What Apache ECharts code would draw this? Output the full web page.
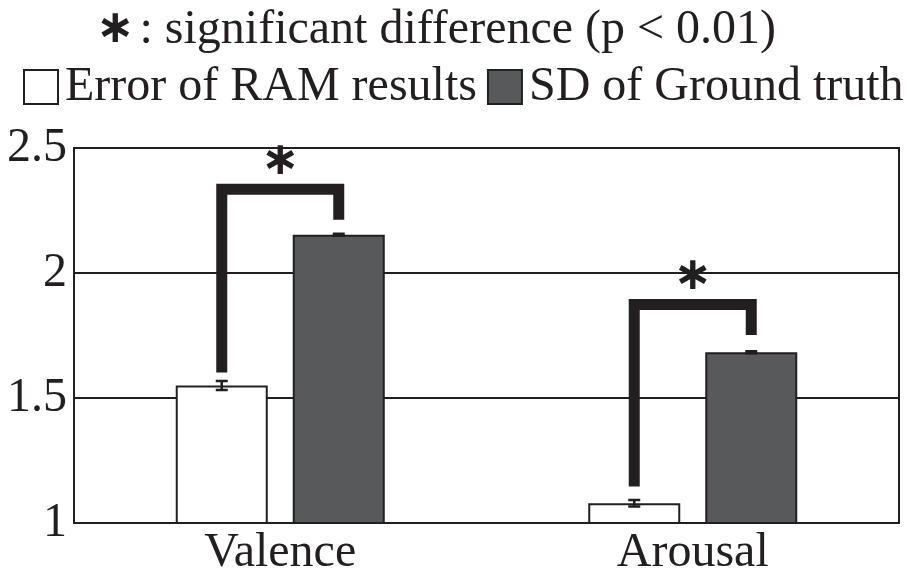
<!DOCTYPE html>
<html><head><meta charset="utf-8">
<script src="https://cdn.jsdelivr.net/npm/echarts@6/dist/echarts.min.js"></script>
<style>html,body{margin:0;padding:0;background:#fff}#c{width:923px;height:577px}</style>
</head><body><div id="c"></div>
<script>
const categories = ['Valence', 'Arousal'];
const ramError = [1.55, 1.079];
const ramErrorSE = [0.018, 0.013];
const sdTruth = [2.153, 1.683];
const sdTruthSE = [0.004, 0.004];
const bracketTop = [2.335, 1.874];
const bracketLeftEnd = [1.602, 1.146];
const bracketRightEnd = [2.213, 1.752];
const yTicks = [1, 1.5, 2, 2.5];

const INK = '#231f20';
const DARK = '#58595b';
const FONT = 'Liberation Serif';
const FS = 48;
const BAR_W = 92, BAR_GAP_PX = 25;
const HALF = (BAR_W + BAR_GAP_PX) / 2;

const chart = echarts.init(document.getElementById('c'));

const errData = [];
categories.forEach((c, i) => {
  errData.push([i, ramError[i] - ramErrorSE[i], ramError[i] + ramErrorSE[i], -1]);
  errData.push([i, sdTruth[i] - sdTruthSE[i], sdTruth[i] + sdTruthSE[i], 1]);
});
const brData = categories.map((c, i) => [i, bracketTop[i], bracketLeftEnd[i], bracketRightEnd[i]]);

chart.setOption({
  animation: false,
  title: {
    text: '{a|∗}{b| }: significant difference (p < 0.01)',
    left: 431, top: 1, textAlign: 'center',
    textStyle: {
      fontFamily: FONT, fontSize: FS, fontWeight: 'normal', color: INK,
      rich: {
        a: { fontFamily: 'DejaVu Sans', fontSize: 46, fontWeight: 'bold', color: INK },
        b: { fontFamily: FONT, fontSize: 20, color: INK }
      }
    }
  },
  legend: {
    left: 23, top: 63, width: 920, padding: 0, itemWidth: 34, itemHeight: 34, itemGap: 10,
    textStyle: { fontFamily: FONT, fontSize: FS, color: INK, padding: [0, 0, 0, 2] },
    data: [
      { name: 'Error of RAM results', icon: 'rect', itemStyle: { color: '#fff', borderColor: INK, borderWidth: 2 } },
      { name: 'SD of Ground truth', icon: 'rect', itemStyle: { color: DARK, borderColor: INK, borderWidth: 2 } }
    ]
  },
  grid: { left: 74, right: 24, top: 148, bottom: 49, show: true, borderColor: INK, borderWidth: 2, backgroundColor: 'transparent' },
  xAxis: {
    type: 'category', data: categories,
    axisTick: { show: false }, axisLine: { show: false },
    axisLabel: { fontFamily: FONT, fontSize: FS, color: INK, margin: 6 }
  },
  yAxis: {
    type: 'value', min: 1, max: 2.5, interval: 0.5,
    axisLine: { show: false }, axisTick: { show: false },
    axisLabel: { fontFamily: FONT, fontSize: FS, color: INK, margin: 7, formatter: v => String(v) },
    splitLine: { show: true, lineStyle: { color: INK, width: 2 } }
  },
  series: [
    { name: 'Error of RAM results', type: 'bar', data: ramError, barWidth: BAR_W, barGap: (BAR_GAP_PX / BAR_W * 100) + '%',
      itemStyle: { color: '#fff', borderColor: INK, borderWidth: 2 }, z: 2 },
    { name: 'SD of Ground truth', type: 'bar', data: sdTruth, barWidth: BAR_W,
      itemStyle: { color: DARK, borderColor: INK, borderWidth: 2 }, z: 2 },
    { type: 'custom', data: errData, z: 5, encode: { x: 0, y: [1, 2] },
      renderItem: (params, api) => {
        const side = api.value(3);
        const lo = api.coord([api.value(0), api.value(1)]);
        const hi = api.coord([api.value(0), api.value(2)]);
        const x = lo[0] + side * HALF;
        const w = 6;
        const st = { stroke: INK, lineWidth: 2.5, fill: null };
        return { type: 'group', children: [
          { type: 'line', shape: { x1: x, y1: lo[1], x2: x, y2: hi[1] }, style: st },
          { type: 'line', shape: { x1: x - w, y1: lo[1], x2: x + w, y2: lo[1] }, style: st },
          { type: 'line', shape: { x1: x - w, y1: hi[1], x2: x + w, y2: hi[1] }, style: st }
        ]};
      } },
    { type: 'custom', data: brData, z: 6, encode: { x: 0, y: [1, 2, 3] },
      renderItem: (params, api) => {
        const ci = api.value(0);
        const top = api.coord([ci, api.value(1)]);
        const l = api.coord([ci, api.value(2)]);
        const r = api.coord([ci, api.value(3)]);
        const xl = top[0] - HALF, xr = top[0] + HALF;
        return { type: 'group', children: [
          { type: 'polyline', shape: { points: [[xl, l[1]], [xl, top[1]], [xr, top[1]], [xr, r[1]]] },
            style: { stroke: INK, lineWidth: 11, fill: null, lineJoin: 'miter', lineCap: 'butt' } },
          { type: 'text', style: { text: '∗', x: top[0], y: top[1] - 4, textAlign: 'center', textVerticalAlign: 'bottom',
            fontFamily: 'DejaVu Sans', fontSize: 46, fontWeight: 'bold', fill: INK } }
        ]};
      } }
  ]
});
</script></body></html>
▬▬▬▬▬▬▬▬▬▬
## [What to do]
Everything from the first line of the listing above through the line that contains "const brData = categories.map((c, i)" is to be restated word for word, minus the pictures.

## [Solved problem]
What Apache ECharts code would draw this? Output the full web page.
<!DOCTYPE html>
<html><head><meta charset="utf-8">
<script src="https://cdn.jsdelivr.net/npm/echarts@6/dist/echarts.min.js"></script>
<style>html,body{margin:0;padding:0;background:#fff}#c{width:923px;height:577px}</style>
</head><body><div id="c"></div>
<script>
const categories = ['Valence', 'Arousal'];
const ramError = [1.55, 1.079];
const ramErrorSE = [0.018, 0.013];
const sdTruth = [2.153, 1.683];
const sdTruthSE = [0.004, 0.004];
const bracketTop = [2.335, 1.874];
const bracketLeftEnd = [1.602, 1.146];
const bracketRightEnd = [2.213, 1.752];
const yTicks = [1, 1.5, 2, 2.5];

const INK = '#231f20';
const DARK = '#58595b';
const FONT = 'Liberation Serif';
const FS = 48;
const BAR_W = 92, BAR_GAP_PX = 25;
const HALF = (BAR_W + BAR_GAP_PX) / 2;

const chart = echarts.init(document.getElementById('c'));

const errData = [];
categories.forEach((c, i) => {
  errData.push([i, ramError[i] - ramErrorSE[i], ramError[i] + ramErrorSE[i], -1]);
  errData.push([i, sdTruth[i] - sdTruthSE[i], sdTruth[i] + sdTruthSE[i], 1]);
});
const brData = categories.map((c, i) => [i, bracketTop[i], bracketLeftEnd[i], bracketRightEnd[i]]);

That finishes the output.